Formula provisions based on gross estate. When carving out provisions to benefit a surviving spouse that will depend on a formula, drafters of premarital agreements often use the value of the deceased spouse’s gross estate, defined in federal estate tax rules. When a trust is part of the picture, it is important to understand whether the value of an existing trust will be includible in the gross estate for federal estate tax purposes. If a valuable trust is not includible under the federal estate tax rules, a premarital agreement provision granting the surviving spouse X% of the deceased spouse’s gross estate may result in a much lower figure than the surviving spouse expects. If the gross estate will be a measuring stick, be sure you understand what is—and what is not—included in the gross estate. Obtain a complete copy of the trust instrument and have an estate planning attorney review it and advise as to the beneficiary spouse’s powers and beneficial interests and whether it will be includible in that spouse’s gross estate. If the beneficiary spouse holds a general power of appointment, the trust’s value will be includible in her gross estate. If she holds only a limited power of appointment, it probably will not be includible.

Using A’s trust to B’s advantage. The beneficiary spouse may have rights and powers over her trust that could be employed to benefit the other spouse. In crafting premarital agreement provisions, consider the extent of A’s power over her trust and whether A can exercise those powers in a way that benefits B during the marriage or at A’s death. For example:

  • The premarital agreement treats earned income as marital property. Bram must work for a living, but Alyssa has a trust fund. Alyssa could stop working (and thereby stop adding earnings to the marital pot). Alyssa holds a unilateral power to withdraw up to $X from her trust assets each year. The premarital agreement can require Alyssa to exercise that power and contribute the funds to the marital pot.
  • Andrew is the beneficiary of a trust that will continue for his children after his death. Andrew can appoint trustees of the children’s trust. The premarital agreement can require Andrew to name Billie as successor trustee for their mutual children.
  • Alice holds a limited power of appointment over her trust assets, which she can exercise in favor of her spouse upon her death. The premarital agreement can require her to do so.

Drafting considerations for trust settlor

If a party to a premarital agreement has created a trust, a similar analysis is in order. Some trusts are includible in the settlor’s gross estate whereas others are not. The settlor may have retained rights and powers—even a beneficial interest—that could be employed to benefit the other spouse or the parties’ mutual children. The settlor may have retained the authority to remove and replace trustees, direct where trust property passes at the settlor’s death, approve or veto trust distributions, add or change beneficiaries, or substitute trust assets.

Irrevocable trusts

An irrevocable trust is not always set in stone.

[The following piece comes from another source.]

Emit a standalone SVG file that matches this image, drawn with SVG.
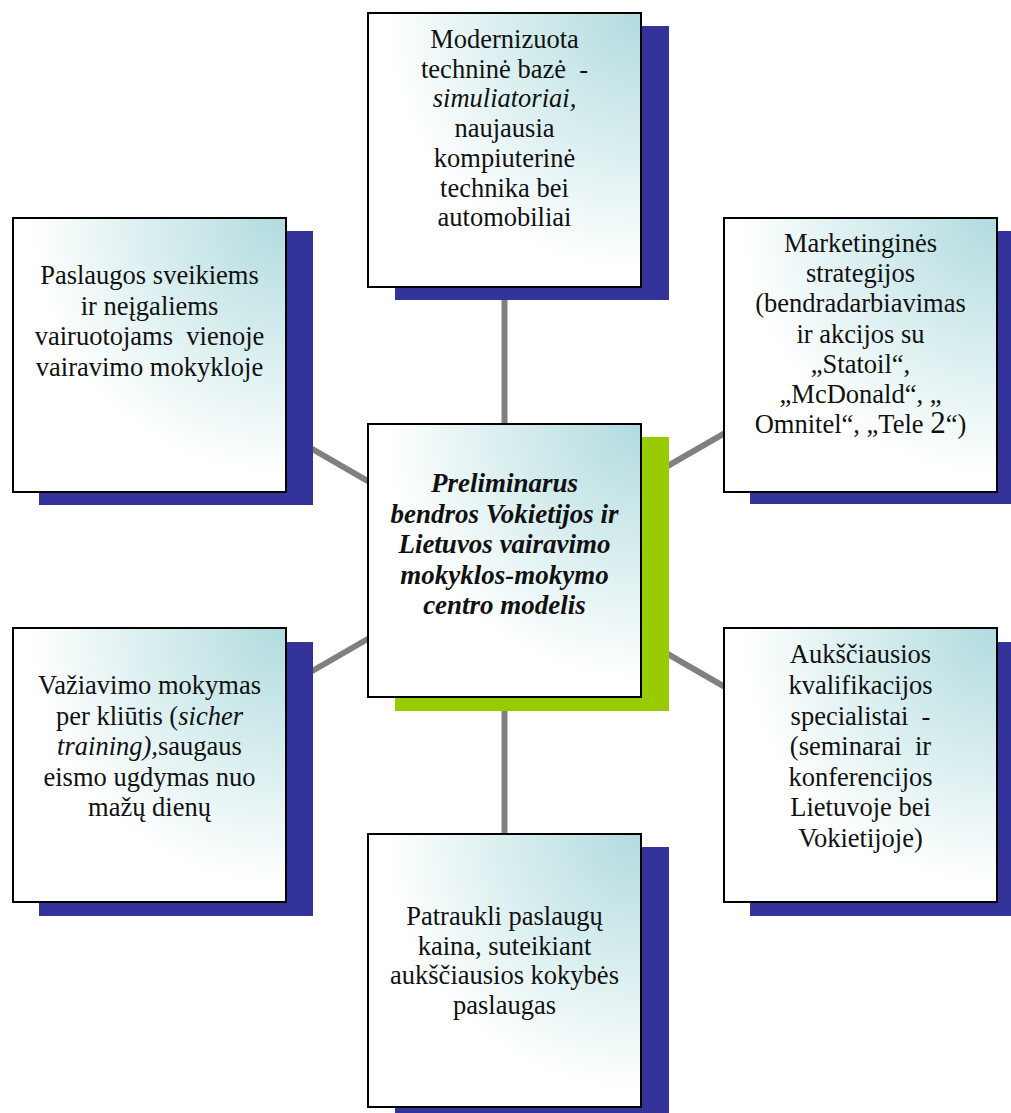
<svg xmlns="http://www.w3.org/2000/svg" width="1011" height="1113" viewBox="0 0 1011 1113">
<defs>
<radialGradient id="fill" cx="1" cy="0" r="1.1" gradientUnits="objectBoundingBox">
<stop offset="0" stop-color="#b1dbdf"/>
<stop offset="0.45" stop-color="#d9eeef"/>
<stop offset="0.85" stop-color="#ffffff"/>
</radialGradient>
</defs>
<style>
.box{fill:url(#fill);stroke:#000;stroke-width:2}
.sh{fill:#333399}
.shg{fill:#99cc00}
.conn{stroke:#808080;stroke-width:6;fill:none}
.t{font-family:'Liberation Serif',serif;font-size:26.5px;fill:#111;text-anchor:middle}
.c .t{font-weight:bold;font-style:italic;font-size:27px}
.i{font-style:italic}
</style>
<rect width="1011" height="1113" fill="#fff"/>
<g id="connectors">
<line class="conn" x1="504.5" y1="560" x2="504.5" y2="150"/>
<line class="conn" x1="504.5" y1="560" x2="504.5" y2="970"/>
<line class="conn" x1="504.5" y1="560" x2="149.5" y2="355"/>
<line class="conn" x1="504.5" y1="560" x2="860.5" y2="355"/>
<line class="conn" x1="504.5" y1="560" x2="149.5" y2="765"/>
<line class="conn" x1="504.5" y1="560" x2="860.5" y2="765"/>
</g>
<g id="node-top">
<rect class="sh" x="395" y="26" width="274" height="274"/>
<rect class="box" x="368" y="13" width="273" height="274"/>
<text class="t" xml:space="preserve"><tspan x="504.5" y="48">Modernizuota</tspan><tspan x="504.5" y="77.7">techninė bazė  -</tspan><tspan x="504.5" y="107.4" class="i">simuliatoriai,</tspan><tspan x="504.5" y="137.1">naujausia</tspan><tspan x="504.5" y="166.8">kompiuterinė</tspan><tspan x="504.5" y="196.5">technika bei</tspan><tspan x="504.5" y="226.2">automobiliai</tspan></text>
</g>
<g id="node-top-left">
<rect class="sh" x="39" y="231" width="274" height="274"/>
<rect class="box" x="13" y="218" width="273" height="274"/>
<text class="t" xml:space="preserve"><tspan x="149.5" y="284">Paslaugos sveikiems</tspan><tspan x="149.5" y="314.5">ir neįgaliems</tspan><tspan x="149.5" y="345">vairuotojams  vienoje</tspan><tspan x="149.5" y="375.5">vairavimo mokykloje</tspan></text>
</g>
<g id="node-top-right">
<rect class="sh" x="750" y="231" width="274" height="273"/>
<rect class="box" x="724" y="218" width="273" height="274"/>
<text class="t" xml:space="preserve"><tspan x="860.5" y="252">Marketinginės</tspan><tspan x="860.5" y="282.2">strategijos</tspan><tspan x="860.5" y="312.4">(bendradarbiavimas</tspan><tspan x="860.5" y="342.6">ir akcijos su</tspan><tspan x="860.5" y="372.8">„Statoil“,</tspan><tspan x="860.5" y="403">„McDonald“, „</tspan><tspan x="860.5" y="433.2">Omnitel“, „Tele <tspan font-size="31">2</tspan>“)</tspan></text>
</g>
<g id="node-center" class="c">
<rect class="shg" x="395" y="437" width="274" height="274"/>
<rect class="box" x="368" y="424" width="273" height="273"/>
<text class="t"><tspan x="504.5" y="492">Preliminarus</tspan><tspan x="504.5" y="522.5">bendros Vokietijos ir</tspan><tspan x="504.5" y="553">Lietuvos vairavimo</tspan><tspan x="504.5" y="583.5">mokyklos-mokymo</tspan><tspan x="504.5" y="614">centro modelis</tspan></text>
</g>
<g id="node-bottom-left">
<rect class="sh" x="39" y="642" width="274" height="274"/>
<rect class="box" x="13" y="628" width="273" height="274"/>
<text class="t"><tspan x="149.5" y="694">Važiavimo mokymas</tspan><tspan x="149.5" y="724.5">per kliūtis (<tspan class="i">sicher</tspan></tspan><tspan x="149.5" y="755"><tspan class="i">training),</tspan>saugaus</tspan><tspan x="149.5" y="785.5">eismo ugdymas nuo</tspan><tspan x="149.5" y="816">mažų dienų</tspan></text>
</g>
<g id="node-bottom-right">
<rect class="sh" x="750" y="642" width="274" height="274"/>
<rect class="box" x="724" y="628" width="273" height="274"/>
<text class="t" xml:space="preserve"><tspan x="860.5" y="663.3">Aukščiausios</tspan><tspan x="860.5" y="693.9">kvalifikacijos</tspan><tspan x="860.5" y="724.5">specialistai  -</tspan><tspan x="860.5" y="755.1">(seminarai  ir</tspan><tspan x="860.5" y="785.7">konferencijos</tspan><tspan x="860.5" y="816.3">Lietuvoje bei</tspan><tspan x="860.5" y="846.9">Vokietijoje)</tspan></text>
</g>
<g id="node-bottom">
<rect class="sh" x="395" y="847" width="274" height="274"/>
<rect class="box" x="368" y="834" width="273" height="273"/>
<text class="t"><tspan x="504.5" y="925">Patraukli paslaugų</tspan><tspan x="504.5" y="954.7">kaina, suteikiant</tspan><tspan x="504.5" y="984.4">aukščiausios kokybės</tspan><tspan x="504.5" y="1014">paslaugas</tspan></text>
</g>
</svg>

Many of these trusts (even DAPTs) are drafted to be flexible.

If different trust terms are desired, have an estate planning attorney determine whether:

  • anyone holds a power—either under the trust instrument or pursuant to applicable state law—to “decant” the trust (i.e., distribute its assets into another trust with different terms);
  • the trust can be modified under state law by consent of certain parties or upon petition to an appropriate court;
  • the trust’s situs can be moved to a jurisdiction that permits decanting or modification by consent;
  • anyone has the power to add beneficiaries;
  • anyone has a power of appointment;
  • anyone has the power to remove and replace an uncooperative trustee;
  • anyone has the power to substitute trust assets for assets of equivalent value (a “swap” power);
  • a trust-owned life insurance policy can be sold from the existing trust to a new life insurance trust with different terms.

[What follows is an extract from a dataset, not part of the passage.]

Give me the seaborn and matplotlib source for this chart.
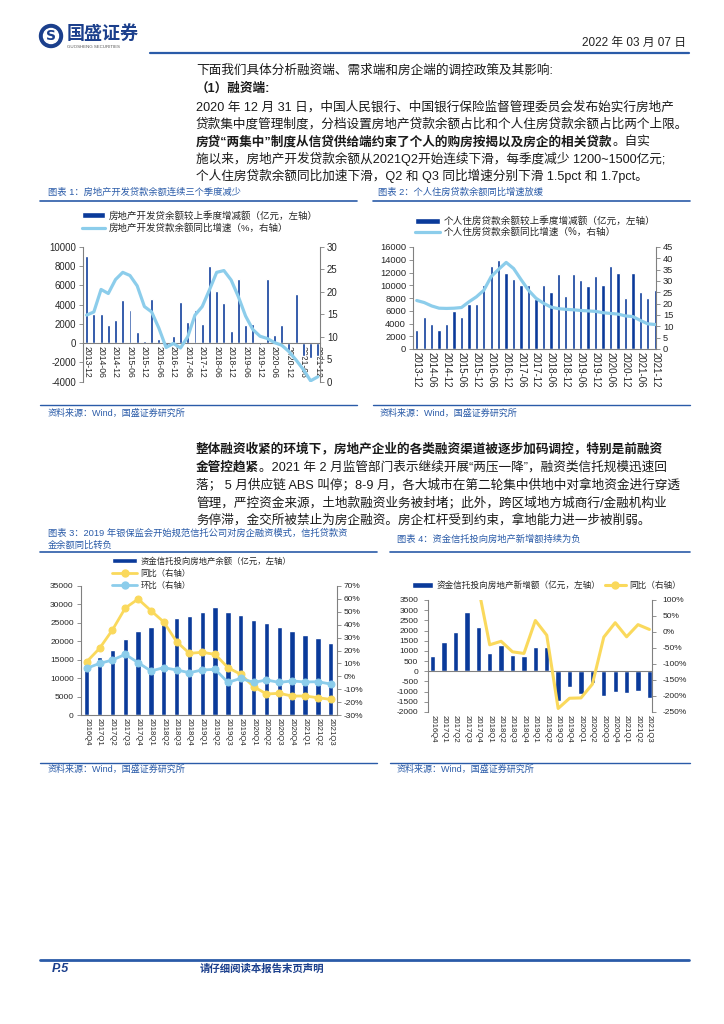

If the trust’s terms are sufficiently flexible, or can be modified, the trust may become a useful vehicle for carrying out the terms of the premarital agreement.

Trusts are versatile arrangements that help achieve parties’ objectives under a premarital agreement, but they can be complicated and pose traps for the unwary. If your client’s intended spouse is a trust beneficiary, do not settle for a vague and abbreviated summary of its terms; obtain a complete copy of the trust instrument and review it to determine the extent of her power over it and beneficial interest under it, whether it will constitute part of her gross estate, whether it can be used to benefit your client (or the couple’s children) during the marriage or after the spouse’s death, and to what extent it can be modified. When seeking advantageous premarital agreement terms for your client, consider whether a trust arrangement can bolster those benefits or help the parties get over negotiating hurdles.

Sidebar: Checklist of Terms

For Your Client as Trust Beneficiary…

Following are trust terms to seek when the premarital agreement permits or requires the creation of a trust.

If the trust will be created for the benefit of your client, aim for:

  • Terms that will satisfy the QTIP rules;
  • The right to serve as trustee, to choose additional and successor trustees, and to remove and replace trustees;
  • If your client will not be the trustee, seek some control over the trust’s investments and the right to an annual accounting;
  • The right to principal distributions, e.g., the unilateral right to withdraw principal (which could be subject to a cap, such as the greater of $5,000 or 5% of trust assets per year); mandatory distributions at regular intervals; discretionary distributions for any purpose; or discretionary distributions only for certain purposes (e.g., health, education, maintenance, and support);
  • The right to direct where trust assets will pass upon your client’s later death (i.e., a “power of appointment”). A general power of appointment includes the power to direct assets to herself, to her estate, to her creditors, or to the creditors of her estate. A general power of appointment causes trust assets to be includible in your client’s estate for estate tax purposes at her death. A limited or special power of appointment precludes the beneficiary from directing the assets to herself, her estate, her creditors, or creditors of her estate. Beyond that, her appointment powers could be broad (i.e., she can direct assets to anyone else) or narrow (e.g., she can direct assets only among a handful of named individuals or charities). A limited power of appointment does not cause the trust to be includible in your client’s estate for estate tax purposes at her death.
  • If permissible under applicable state law, a waiver of the trustee’s obligation to provide information, notices, or accountings to anybody other than your client during her lifetime.

For Your Client as Trust Settlor…

If your client will create the trust for a spouse, aim for:

  • Terms that will satisfy the QTIP rules;
  • Your client’s right to determine the trustee, successor trustees, and investment advisors;
  • Limits on principal distributions, such as only:
    • at the discretion of the trustee (selected by your client);
    • for certain purposes (health, etc.);
    • after the beneficiary spouse’s other resources have been exhausted; and/or
    • while the beneficiary spouse remains unmarried.
  • Your client’s right to select the remainder beneficiaries;
  • If the beneficiary spouse will have a power of appointment, limitations on that power;
  • If the beneficiary spouse will serve as (or will select) the trustee, the right of remainder beneficiaries to receive regular accountings and other trust information.

In all events, be sure that both you and your client understand which assets may or must be used to fund the trust, who will be the trustee, what the distribution provisions may or must be, who has the right to receive trust accountings and other information from the trustee, and whether anybody will have a power of appointment.